From production to product lines, agency principals provide a wide-band strategic focus to their organization. This same focus is required when thinking about automation. At the end of the day, automation is customer service.

The idea that a single software vendor can provide a complete set of tools to cover all needs of all agencies is unrealistic. In addition to agency management systems, most brokers have deployed department-specific software and highly specialized systems covering everything from captive management to predictive modeling. Simply put, we require multiple solutions built by multiple firms with deep expertise in many disciplines.

Integration is complicated. In some cases, lack of integration is a conscious choice of system vendors. But, often, challenges are defined by individual engineering choices. These systems are not intentionally engineered to be compatible and thus are not. Integration requires joint development between vendors of both systems. But integration is expensive, and the cost does not directly translate into increased revenue.

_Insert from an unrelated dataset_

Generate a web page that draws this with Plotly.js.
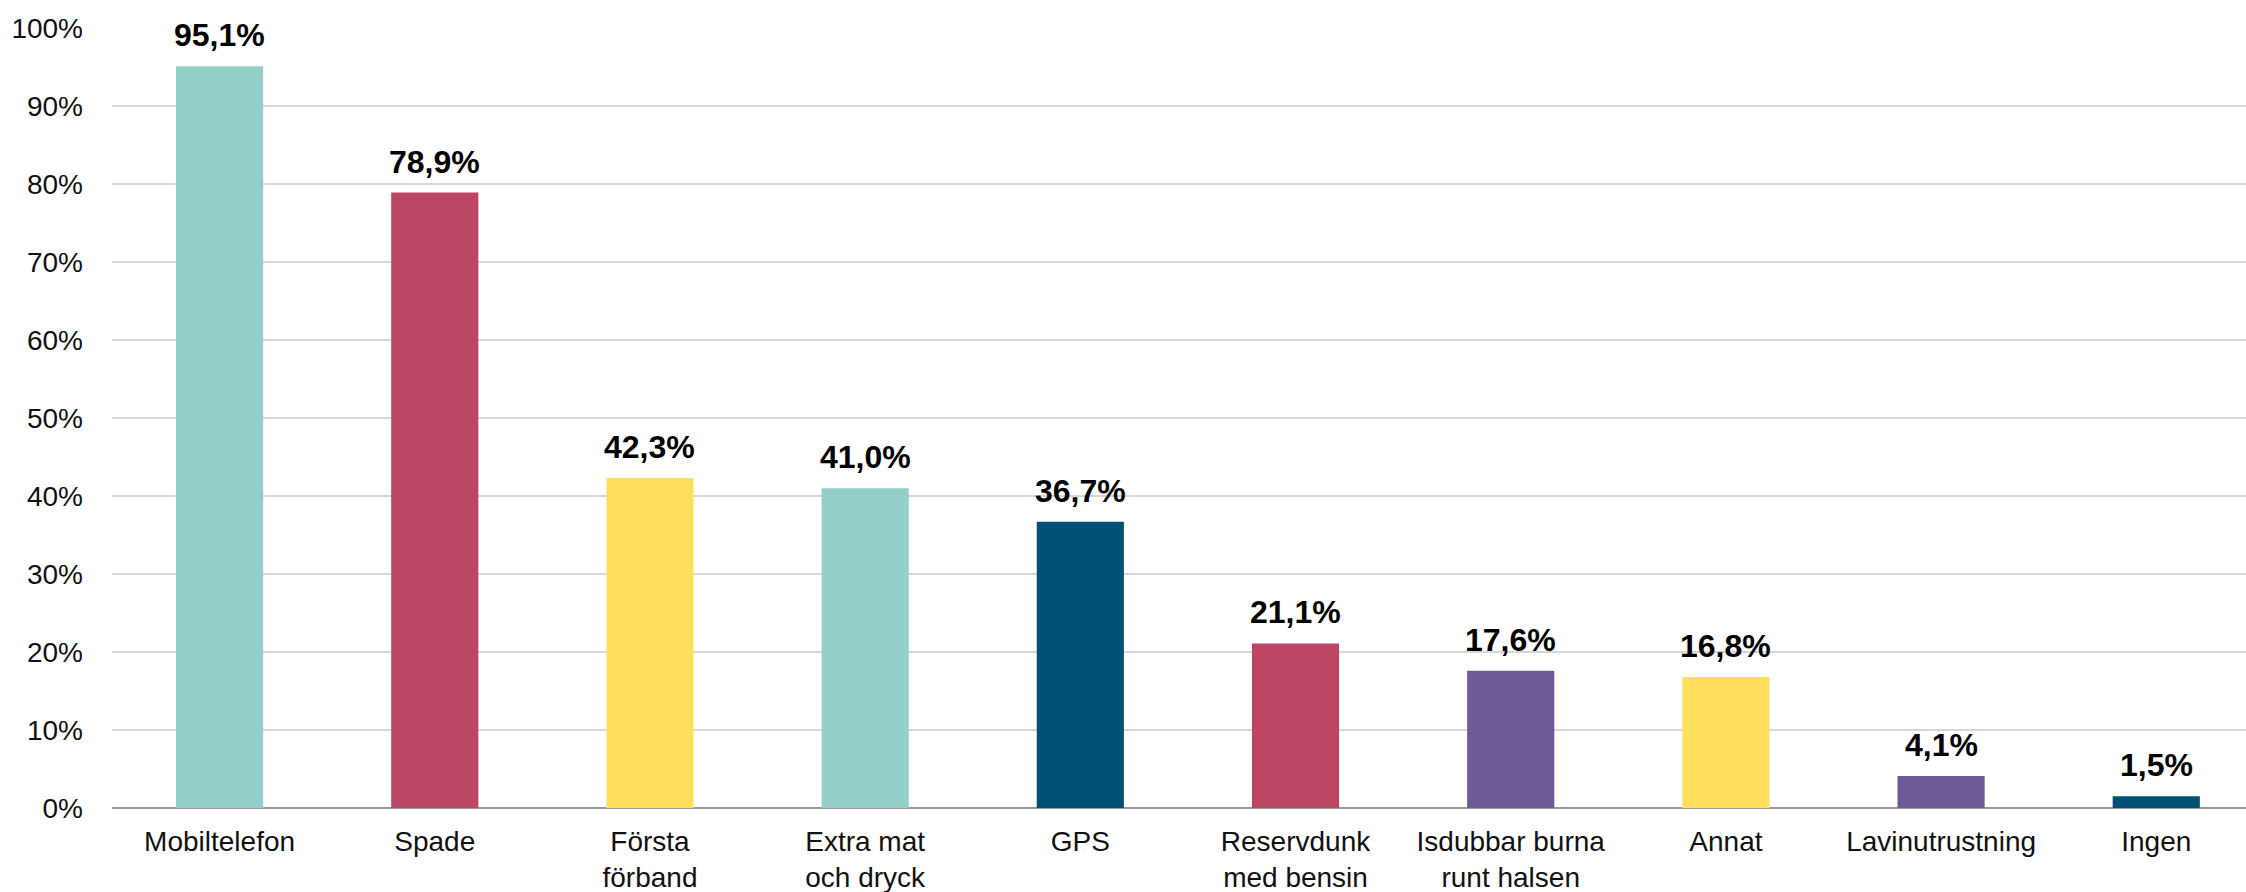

Software development standards exist that ease the ability to integrate unrelated systems. Unfortunately, most software providers in our industry do not fully embrace them. For system vendors, the good of the industry is not the primary motivating factor. While agencies have expressed their displeasure, we usually acquiesce and accept the burden.

This has to change.

Our industry must pool the combined experiences of our leaders, define a business model that better serves clients, and demand systems that provide unified, collaborative placement ability with customer-focused functionality at the core of the model.

If we are to grow our agencies and keep pace with the rest of the world, we can no longer sit back and accept automation as defined 40 years ago. The agency management system vendors need our direction, insight and experience—not just at a detailed level but to define the overall direction of automation in our industry.

Agency systems that are built with the customer at the center more accurately reflect how we do business. The direct beneficiaries will be our customers. As history has demonstrated, this is always the right direction.